Begin to ask the question, “What works for me?” Be creative. There are many spiritual practices out there. We are holistic beings, and when we allow one area to lapse, the other’s suffer.
Prefer Your Spouse
If we have allowed our fondness for our spouse to lapse, it may be natural to want to spend more time with friends, or at work, or at church, or even involved in school activities. You may have to schedule time deliberately, which dovetails nicely with the courting behaviors. Set up a lunch date, a dinner date, a bowling date, a movie night, or whatever works for you.
When you are going to be scheduling time out of the house with friends or church or whatever, check in with your spouse about it. This will make them feel like their opinion matters, and that you are preferring them rather than defaulting to something not them.

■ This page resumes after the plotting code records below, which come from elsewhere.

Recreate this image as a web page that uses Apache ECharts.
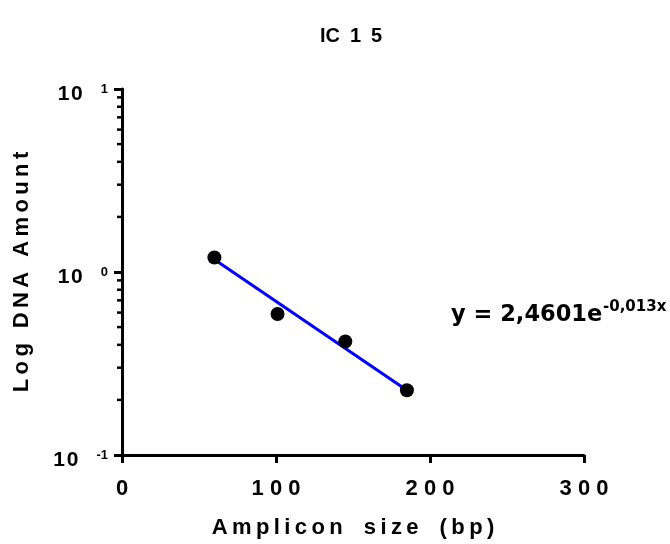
<!DOCTYPE html>
<html>
<head>
<meta charset="utf-8">
<script src="https://cdn.jsdelivr.net/npm/echarts@6/dist/echarts.min.js"></script>
<style>
html,body{margin:0;padding:0;background:#fff;}
#c{width:670px;height:544px;}
</style>
</head>
<body>
<div id="c"></div>
<script>
// ---- data ----
const ampliconSize = [60, 101, 145, 185];
const dnaAmount = [1.20, 0.59, 0.417, 0.226];
const fitX = [60, 185];
const fitY = [1.17, 0.226];
const xTicks = [0, 100, 200, 300];
const yTickExponents = [-1, 0, 1];
const yMinorTicks = [0.2, 0.3, 0.4, 0.5, 0.6, 0.7, 0.8, 0.9, 2, 3, 4, 5, 6, 7, 8, 9];
const chartTitle = 'IC15';
const xTitle = 'Amplicon size (bp)';
const yTitle = 'Log DNA Amount';
const equationMain = 'y = 2,4601e';
const equationExp = '-0,013x';

const FONT = 'Liberation Sans, Arial, sans-serif';
const THIN = '\u2009';
const spaced = (s, sep, wordSep) => s.split(' ').map(w => w.split('').join(sep)).join(wordSep);

const chart = echarts.init(document.getElementById('c'), null, {renderer: 'canvas'});
const option = {
  backgroundColor: '#fff',
  animation: false,
  title: {
    text: chartTitle.slice(0, 2) + '\u2002' + chartTitle.slice(2).split('').join('\u2002'),
    left: 351,
    top: 26,
    textAlign: 'center',
    padding: 0,
    textStyle: {fontFamily: FONT, fontSize: 20, fontWeight: 'bold', color: '#000'}
  },
  grid: {left: 122, right: 86, top: 89, bottom: 87, containLabel: false},
  xAxis: {
    type: 'value',
    min: xTicks[0],
    max: xTicks[xTicks.length - 1],
    interval: 100,
    name: spaced(xTitle, THIN, THIN + '  ' + THIN),
    nameLocation: 'middle',
    nameGap: 62,
    nameTextStyle: {fontFamily: FONT, fontSize: 22, fontWeight: 'bold', color: '#000'},
    axisLine: {show: true, lineStyle: {color: '#000', width: 3}},
    axisTick: {show: true, length: 8, inside: false, lineStyle: {color: '#000', width: 3}},
    splitLine: {show: false},
    axisLabel: {
      margin: 23,
      fontFamily: FONT, fontSize: 22, fontWeight: 'bold', color: '#000',
      formatter: v => String(v).split('').join(' ')
    }
  },
  yAxis: {
    type: 'log',
    logBase: 10,
    min: Math.pow(10, yTickExponents[0]),
    max: Math.pow(10, yTickExponents[yTickExponents.length - 1]),
    name: spaced(yTitle, THIN, THIN + ' ' + THIN),
    nameLocation: 'middle',
    nameGap: 89,
    nameTextStyle: {fontFamily: FONT, fontSize: 22, fontWeight: 'bold', color: '#000'},
    axisLine: {show: true, lineStyle: {color: '#000', width: 3}},
    axisTick: {show: true, length: 8, inside: false, lineStyle: {color: '#000', width: 3}},
    splitLine: {show: false},
    minorTick: {show: false},
    axisLabel: {
      margin: 14,
      padding: [10, 0, 0, 0],
      formatter: v => {
        const e = Math.round(Math.log10(v));
        return '{b|1\u200a0}{s|' + e + '}';
      },
      rich: {
        b: {fontFamily: FONT, fontSize: 21, fontWeight: 'bold', color: '#000', lineHeight: 22, padding: [8, 0, 0, 0], verticalAlign: 'bottom'},
        s: {fontFamily: FONT, fontSize: 13, fontWeight: 'bold', color: '#000', lineHeight: 14, padding: [0, 0, 0, 18], verticalAlign: 'top'}
      }
    }
  },
  graphic: [
    {
      type: 'text',
      left: 451,
      top: 304,
      style: {text: equationMain, font: 'bold 22.5px "DejaVu Sans"', fill: '#000'}
    },
    {
      type: 'text',
      left: 603,
      top: 300,
      style: {text: equationExp, font: 'bold 15px "DejaVu Sans"', fill: '#000'}
    }
  ],
  series: [
    {
      type: 'custom',
      silent: true,
      clip: false,
      renderItem: (params, api) => {
        const p = api.coord([0, api.value(1)]);
        return {
          type: 'line',
          shape: {x1: p[0] - 5, y1: p[1], x2: p[0], y2: p[1]},
          style: {stroke: '#000', lineWidth: 2.5}
        };
      },
      encode: {x: 0, y: 1},
      data: yMinorTicks.map(v => [0, v]),
      z: 5
    },
    {
      type: 'line',
      data: fitX.map((x, i) => [x, fitY[i]]),
      symbol: 'none',
      lineStyle: {color: '#0000ff', width: 3, opacity: 1},
      z: 2
    },
    {
      type: 'scatter',
      data: ampliconSize.map((x, i) => [x, dnaAmount[i]]),
      symbol: 'circle',
      symbolSize: 14,
      itemStyle: {color: '#000', opacity: 1},
      z: 3
    }
  ]
};
chart.setOption(option);
</script>
</body>
</html>
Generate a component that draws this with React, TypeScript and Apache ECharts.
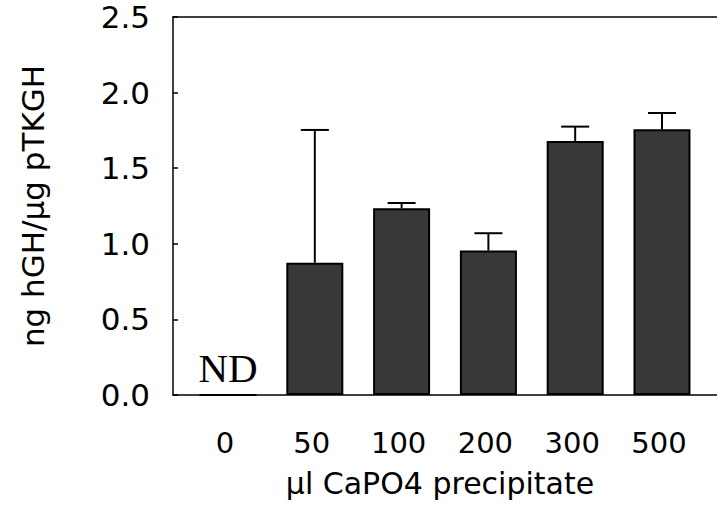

If our spouse wants to wield veto power over our outside life, barring issues of control, we are likely not communicating our needs well and are coming up short in the presence department. A spouse who feels secure in the marriage relationship is much more likely to be amenable to the other spouse having active friendships outside the marriage.
Keep Alert
One of the best ways to protect your marriage is to stay vigilant for possible threats. The moment you notice you are attracted to someone, that your heart beats a little faster, your day seems a little brighter, you start wanting to do nice things for them, or begin to change your schedule or dress for them, that should be a warning sign. The more capable we are of deceiving ourselves, the more we must be on guard.
If you are out of town for training or taking a night class and the instructor is attractive, you may have the impulse to try to ask them to coffee, for some completely plausible reason. If you’re attracted to them, don’t take the chance. They may refuse, but why play Russian Roulette with your marriage like that?
And if you are placed in a situation, such as work projects where you are working late nights with someone who is attractive to you, take steps to ground yourself in your marriage. Put up a photo of your wife and/or kids, or if the conversation strays into personal waters, mention your spouse early. Nothing cools budding emotional infidelity like mentioning your spouse in a positive way.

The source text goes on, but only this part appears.